Banyaknya negara bekas Uni Soviet yang juga ingin
menjadi anggota Uni Eropa sangat mengkhawatirkan Rusia, karena dengan integrasi
negara-negara tersebut ke dalam Uni Eropa, maka otomatis Rusia akan kehilangan
kesempatannya secara total untuk mendominasi negara-negara tersebut. Walaupun
Uni Eropa tidak menjalankan program seagresif NATO, tetapi penolakan keras
Rusia terhadap keinginan Georgia untuk menjadi anggota NATO maupun Uni Eropa
cukup menjadi bukti tekad Rusia untuk berupaya membangun kembali hegemoninya di
Kaukasus, sekaligus membendung aliran dukungan negara-negara Kaukasia, termasuk
Georgia, dengan cara mendukung perluasan ladang minyak baru di kaukasia dan
ancaman untuk menghentikan suplai minyak ke Eropa dan Amerika Serikat,
mengingat posisi Rusia sebagai penyuplai gas terbesar bagi Uni Eropa dan
penyalur minyak terbesar kedua setelah Arab Saudi untuk Amerika Serikat.
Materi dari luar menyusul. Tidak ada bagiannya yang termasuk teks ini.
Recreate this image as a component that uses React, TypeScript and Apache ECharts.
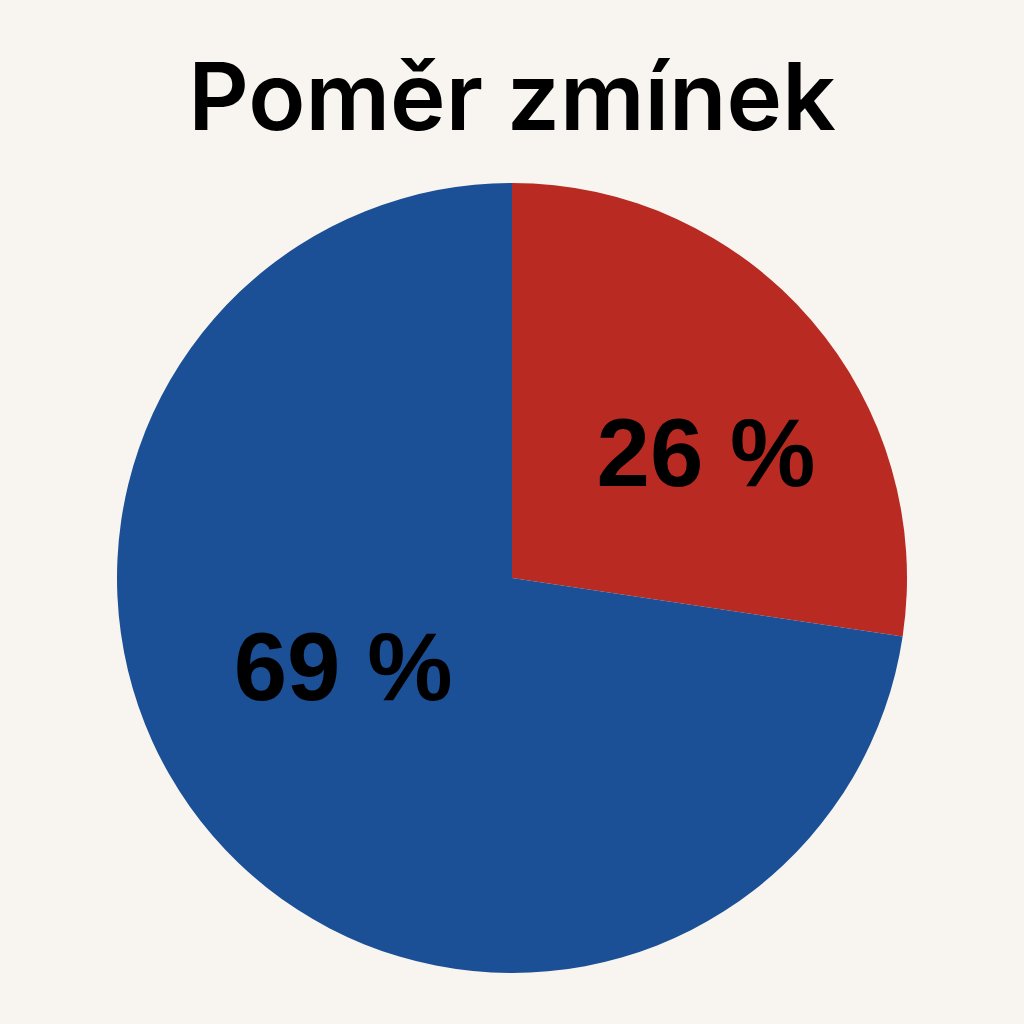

Aspek
ketergantungan energy oleh Uni Eropa dan Amerika Serikat inilah yang dipandang
penting oleh Rusia karena bagaimanapun Rusia masih menyimpan keinginan besar
untuk kembali menjadi negara adidaya.
Kepentingan lain adalah kepentingan Russia untuk
menertibkan wilayah penyangganya. Situasi semakin tidak menguntungkan bagi
Rusia sebagai “past great power” yang
pernah menjadi rival setara bagi AS. Setelah perdebatan sengit tentang theater
rudal pertahanan AS, kini terjadi konflik di daerah penyangga Rusia. Konflik
ini akan berpotensi untuk menyebar dalam beberapa tataran. Tataran yang
pertama, konflik ini akan menyebar kedaerah sekitarnya. Penyebaran konflik ini
termasuk ke dalam wilayah Russia itu sendiri. Penyebaran ini terjadi melalui
dua cara, trans-konflik dan trans-isu. Trans-konflik menyebar melalui perantara
perpindahan pertempuran yang merambat hingga kedalam teritori Russia dan
sekitarnya. Trans-isu artinya akan membangkitkan common-awakening antara daerah-daerah sejenis yang rawan akan issu
kemerdekaan yang kemudian akan berpotensi untuk membuat tindakan yang sama
terhadap Russia. Common-awakening ini
yang berpotensi memecah Rusia secara massive atau besar-besaran.